During the summer of 1962, Shostakovich was completing his Thirteenth Symphony; the bass soloist part had been composed with Hmyria's voice in mind. The singer was reluctant to commit accepting the responsibility of singing the premiere performance, despite the composer's repeated urging. On August 15, Hmyria declined the assignment citing his objections to Yevtushenko's verses, but attended the premiere performance on December 18. After the concert, Hmyria wrote: "This evening I listened to Shostakovich's Thirteenth Symphony. My greatest impressions: 'Babi Yar,' 'In the Shop.'"

== Awards and legacy ==
In 1951, he was awarded with the title of People's Artist of the USSR, and in the following year he also got the Stalin Prize. Nearly a decade later, in 1960, he was awarded the Order of Lenin.

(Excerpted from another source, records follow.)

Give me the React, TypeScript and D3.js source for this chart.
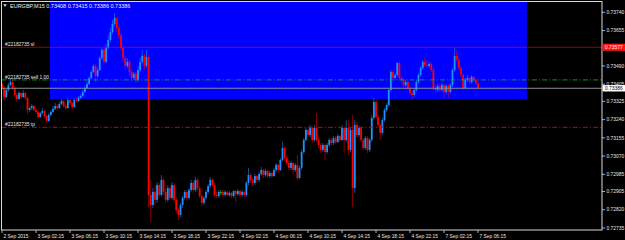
import React from "react";
import * as d3 from "d3";

const W = 625;
const H = 240;

const symbolTitle = "EURGBP,M15";
const lastOHLC = [0.73408, 0.73415, 0.73386, 0.73386];
const bidPrice = 0.73386;

// price axis tick labels
const priceTicks = [0.7374, 0.73655, 0.7349, 0.73405, 0.73325, 0.7324, 0.73155, 0.7307, 0.72985, 0.72905, 0.7282, 0.72735];

// time axis labels and their bar index
const timeLabels = ["2 Sep 2015", "3 Sep 02:15", "3 Sep 06:15", "3 Sep 10:15", "3 Sep 14:15", "3 Sep 18:15", "3 Sep 22:15", "4 Sep 02:15", "4 Sep 06:15", "4 Sep 10:15", "4 Sep 14:15", "4 Sep 18:15", "4 Sep 22:15", "7 Sep 02:15", "7 Sep 06:15"];
const timeLabelBars = [0, 16, 32, 48, 64, 80, 96, 112, 128, 144, 160, 176, 192, 208, 224];

// M15 candles, prices in points (1e-5)
const firstOpen = 73406;
const closes = [
  73387, 73345, 73378, 73401, 73415, 73387, 73355, 73336, 73364, 73345,
  73364, 73341, 73285, 73294, 73303, 73285, 73276, 73252, 73271, 73280,
  73257, 73234, 73262, 73276, 73290, 73303, 73294, 73313, 73327, 73303,
  73294, 73331, 73317, 73299, 73331, 73327, 73341, 73350, 73369, 73387,
  73406, 73434, 73462, 73490, 73443, 73471, 73527, 73565, 73509, 73574,
  73611, 73648, 73686, 73714, 73667, 73634, 73574, 73527, 73490, 73509,
  73462, 73434, 73453, 73425, 73471, 73509, 73537, 73490, 73532, 72889,
  72842, 72903, 72866, 72935, 72889, 72959, 72903, 72866, 72921, 72875,
  72935, 72866, 72819, 72796, 72842, 72875, 72903, 72875, 72912, 72945,
  72912, 72959, 72921, 72884, 72852, 72875, 72903, 72931, 72959, 72935,
  72889, 72884, 72903, 72903, 72889, 72903, 72889, 72898, 72884, 72907,
  72893, 72907, 72889, 72903, 72889, 72945, 72982, 72959, 72945, 72977,
  72959, 72987, 73005, 72982, 73001, 72977, 72991, 72977, 73005, 73029,
  73005, 73052, 73108, 73061, 73038, 73015, 73038, 73005, 73029, 72968,
  73015, 73089, 73145, 73192, 73168, 73201, 73145, 73201, 73145, 73122,
  73099, 73122, 73089, 73122, 73145, 73131, 73154, 73136, 73164, 73145,
  73201, 73145, 73201, 73099, 73192, 72921, 73215, 73168, 73201, 73145,
  73108, 73154, 73099, 73145, 73248, 73322, 73252, 73215, 73178, 73238,
  73285, 73308, 73378, 73462, 73434, 73448, 73504, 73434, 73425, 73401,
  73415, 73387, 73364, 73355, 73378, 73415, 73448, 73481, 73509, 73495,
  73490, 73499, 73471, 73387, 73378, 73397, 73378, 73401, 73369, 73397,
  73369, 73401, 73471, 73537, 73518, 73481, 73448, 73387, 73425, 73434,
  73415, 73439, 73425, 73408, 73386,
];
const highs = [
  73415, 73397, 73387, 73411, 73434, 73425, 73397, 73364, 73373, 73369,
  73378, 73369, 73345, 73303, 73313, 73308, 73294, 73280, 73276, 73294,
  73285, 73262, 73271, 73285, 73303, 73317, 73313, 73322, 73336, 73331,
  73313, 73341, 73336, 73322, 73341, 73345, 73350, 73359, 73378, 73397,
  73415, 73443, 73471, 73499, 73499, 73485, 73537, 73574, 73578, 73592,
  73634, 73667, 73704, 73737, 73714, 73681, 73644, 73583, 73537, 73527,
  73518, 73471, 73462, 73462, 73490, 73527, 73565, 73546, 73565, 73541,
  72959, 72921, 72931, 72949, 72945, 72982, 72968, 72921, 72935, 72931,
  72949, 72945, 72875, 72828, 72852, 72884, 72912, 72912, 72921, 72959,
  72954, 72973, 72968, 72931, 72893, 72884, 72912, 72940, 72973, 72968,
  72945, 72903, 72912, 72912, 72912, 72912, 72907, 72907, 72903, 72912,
  72912, 72917, 72912, 72912, 72907, 72954, 73015, 72991, 72968, 72987,
  72982, 72996, 73019, 73010, 73010, 73005, 73001, 72996, 73015, 73038,
  73033, 73061, 73136, 73117, 73075, 73052, 73047, 73043, 73038, 73075,
  73024, 73099, 73154, 73201, 73196, 73215, 73206, 73215, 73271, 73154,
  73131, 73131, 73126, 73131, 73154, 73154, 73164, 73164, 73173, 73168,
  73215, 73206, 73238, 73238, 73201, 73262, 73238, 73229, 73210, 73206,
  73154, 73164, 73164, 73154, 73262, 73341, 73331, 73262, 73224, 73248,
  73294, 73317, 73387, 73471, 73471, 73457, 73509, 73509, 73443, 73434,
  73425, 73420, 73397, 73378, 73387, 73425, 73457, 73490, 73518, 73532,
  73518, 73509, 73509, 73481, 73397, 73406, 73406, 73411, 73406, 73406,
  73406, 73411, 73481, 73574, 73565, 73527, 73490, 73453, 73434, 73448,
  73443, 73448, 73443, 73434, 73415,
];
const lows = [
  73378, 73331, 73341, 73369, 73397, 73378, 73345, 73322, 73331, 73336,
  73341, 73331, 73266, 73276, 73285, 73276, 73266, 73243, 73248, 73266,
  73248, 73224, 73229, 73257, 73271, 73285, 73285, 73290, 73308, 73294,
  73285, 73290, 73308, 73290, 73294, 73317, 73322, 73336, 73345, 73364,
  73383, 73401, 73429, 73457, 73415, 73434, 73467, 73518, 73495, 73504,
  73565, 73602, 73639, 73676, 73648, 73620, 73565, 73509, 73471, 73481,
  73443, 73415, 73425, 73411, 73415, 73462, 73499, 73471, 73481, 72833,
  72763, 72828, 72842, 72852, 72875, 72880, 72889, 72852, 72856, 72866,
  72866, 72852, 72805, 72772, 72786, 72828, 72866, 72861, 72866, 72903,
  72898, 72903, 72907, 72875, 72838, 72842, 72866, 72893, 72921, 72926,
  72880, 72875, 72875, 72889, 72880, 72880, 72884, 72880, 72875, 72875,
  72856, 72884, 72880, 72880, 72880, 72880, 72935, 72945, 72931, 72935,
  72945, 72949, 72977, 72968, 72973, 72968, 72968, 72968, 72973, 72996,
  72991, 73001, 73043, 73047, 73029, 73005, 73005, 72987, 72996, 72959,
  72963, 73005, 73080, 73136, 73154, 73159, 73131, 73136, 73136, 73108,
  73085, 73089, 73052, 73080, 73112, 73117, 73122, 73126, 73131, 73136,
  73140, 73085, 73136, 73075, 73089, 72833, 72898, 73154, 73159, 73136,
  73099, 73099, 73085, 73089, 73136, 73238, 73243, 73201, 73145, 73168,
  73229, 73276, 73299, 73369, 73425, 73425, 73439, 73425, 73411, 73392,
  73392, 73378, 73355, 73331, 73345, 73369, 73406, 73439, 73471, 73485,
  73481, 73481, 73462, 73378, 73364, 73369, 73369, 73369, 73341, 73359,
  73341, 73359, 73392, 73462, 73509, 73471, 73439, 73378, 73383, 73415,
  73406, 73406, 73415, 73401, 73386,
];

// rectangle object anchors (bar index / price)
const rectBars = [22.6, 247];
const rectPrices = [0.738, 0.73335];

// order lines
const orderLabels = ["#22182735 sl", "#22182735 sell 1.00", "#22182735 tp"];
const orderPrices = [0.73577, 0.73425, 0.73204];
const orderKinds = ["sl", "open", "tp"];

const FONT = "'Liberation Sans', Arial, sans-serif";
const FS = 4.9;

export default function App() {
  const left = 1.5;
  const top = 1.5;
  const right = 602;
  const bottom = 230;

  const x = d3.scaleLinear().domain([0, 224]).range([2, 478]);
  const y = d3.scaleLinear().domain([0.72735, 0.7374]).range([228, 12.3]);
  const p = (v: number) => v / 100000;

  const candles = closes.map((c, i) => {
    const o = i === 0 ? firstOpen : closes[i - 1];
    return { i, o: p(o), h: p(highs[i]), l: p(lows[i]), c: p(c) };
  });

  const fmt = d3.format(".5f");
  const bw = 1.8;

  const lineStyle: Record<string, { stroke: string; dash?: string; opacity: number }> = {
    sl: { stroke: "#ff0000", opacity: 0.6 },
    open: { stroke: "#13a313", dash: "5,2,1.2,2", opacity: 0.9 },
    tp: { stroke: "#e00000", dash: "5,2,1.2,2", opacity: 0.9 },
  };

  return (
    <svg
      width={W}
      height={H}
      style={{ position: "fixed", left: 0, top: 0, display: "block" }}
      fontFamily={FONT}
    >
      <defs>
        <clipPath id="plot">
          <rect x={left} y={top} width={right - left} height={bottom - top} />
        </clipPath>
      </defs>
      <rect x={0} y={0} width={W} height={H} fill="#000" />

      <g clipPath="url(#plot)">
        {/* rectangle object */}
        <rect
          x={x(rectBars[0])}
          y={y(rectPrices[0])}
          width={x(rectBars[1]) - x(rectBars[0])}
          height={y(rectPrices[1]) - y(rectPrices[0])}
          fill="#0000ff"
        />

        {/* candles */}
        {candles.map((d) => {
          const color = d.c > d.o ? "#1e90ff" : d.c < d.o ? "#ff0000" : "#00ff00";
          const cx = x(d.i);
          const yTop = y(Math.max(d.o, d.c));
          const yBot = y(Math.min(d.o, d.c));
          return (
            <g key={d.i}>
              <line x1={cx} x2={cx} y1={y(d.h)} y2={y(d.l)} stroke={color} strokeOpacity={0.55} strokeWidth={1} />
              <rect x={cx - bw / 2} y={yTop} width={bw} height={Math.max(yBot - yTop, 0.8)} fill={color} />
            </g>
          );
        })}

        {/* order lines */}
        {orderPrices.map((pr, k) => {
          const st = lineStyle[orderKinds[k]];
          return (
            <line
              key={k}
              x1={left}
              x2={right}
              y1={y(pr)}
              y2={y(pr)}
              stroke={st.stroke}
              strokeOpacity={st.opacity}
              strokeWidth={1}
              strokeDasharray={st.dash}
            />
          );
        })}

        {/* bid line */}
        <line x1={left} x2={right} y1={y(bidPrice)} y2={y(bidPrice)} stroke="#8c8c8c" strokeWidth={1} />

        {/* order labels */}
        {orderPrices.map((pr, k) => (
          <text key={k} x={5} y={y(pr) - 1.4} fill="#e8e8e8" fontSize={FS}>
            {orderLabels[k]}
          </text>
        ))}
      </g>

      {/* frame */}
      <rect x={left} y={top} width={right - left} height={bottom - top} fill="none" stroke="#d8d8d8" strokeWidth={1} />

      {/* title */}
      <path d="M3.2,4.2 L6.8,4.2 L5,6.8 Z" fill="#e8e8e8" />
      <text x={10} y={7.6} fill="#f0f0f0" fontSize={5.5}>
        {symbolTitle + "  " + lastOHLC.map(fmt).join(" ")}
      </text>

      {/* price axis */}
      {priceTicks.map((t) => (
        <g key={t}>
          <line x1={right} x2={right + 3} y1={y(t)} y2={y(t)} stroke="#d8d8d8" strokeWidth={0.8} />
          <text x={606.5} y={y(t)} dy="0.35em" fill="#e8e8e8" fontSize={FS}>
            {fmt(t)}
          </text>
        </g>
      ))}

      {/* sl price box */}
      <rect x={602.5} y={y(orderPrices[0]) - 3.6} width={22.5} height={7.2} fill="#ff1010" />
      <text x={605} y={y(orderPrices[0])} dy="0.35em" fill="#ffffff" fontSize={FS}>
        {fmt(orderPrices[0])}
      </text>

      {/* bid price box */}
      <rect x={602.5} y={y(bidPrice) - 3.2} width={22.5} height={6.4} fill="#ffffff" />
      <text x={605} y={y(bidPrice)} dy="0.35em" fill="#000000" fontSize={FS}>
        {fmt(bidPrice)}
      </text>

      {/* time axis */}
      {timeLabels.map((lab, k) => {
        const tx = x(timeLabelBars[k]);
        return (
          <g key={lab}>
            <line x1={tx} x2={tx} y1={bottom} y2={bottom + 3} stroke="#d8d8d8" strokeWidth={0.8} />
            <text x={tx + 1.5} y={238} fill="#e8e8e8" fontSize={FS}>
              {lab}
            </text>
          </g>
        );
      })}
    </svg>
  );
}
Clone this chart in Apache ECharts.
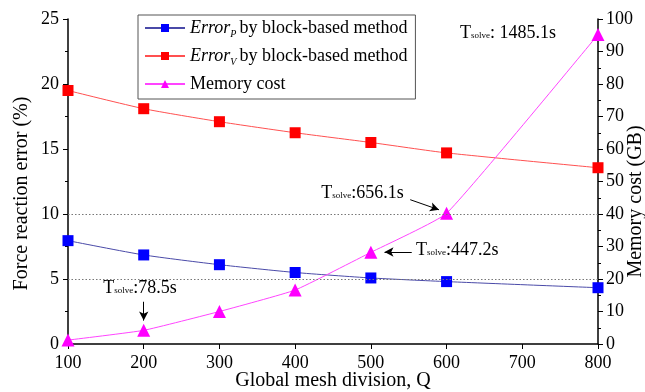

In 1973, a memorial plaque was unveiled outside of his house at 15 Khreshchatyk in Kyiv, where he lived from 1951 to 1969 which was sculpted by Ivan Kavaleridze. The house there has since been turned into a memorial museum. There is also an international foundation named after him, a section at the House of Culture in Lebedin in his honour, and since 2004 Kyiv has hosted the International Singers Competition named after Hmyria. In 2003, on the centenary of his birth, UNESCO in a statement described Hmyria as "Borys the Great", and declared his bass voice unique and his vocal legacy invaluable. However, he has generally remained unknown in Ukraine, and as of 2018, there is no monument or publicly accessible museum dedicated to him. The Hmyria Foundation, which is run by his heirs, has worked to digitize his recordings of nearly 3,000 works since then.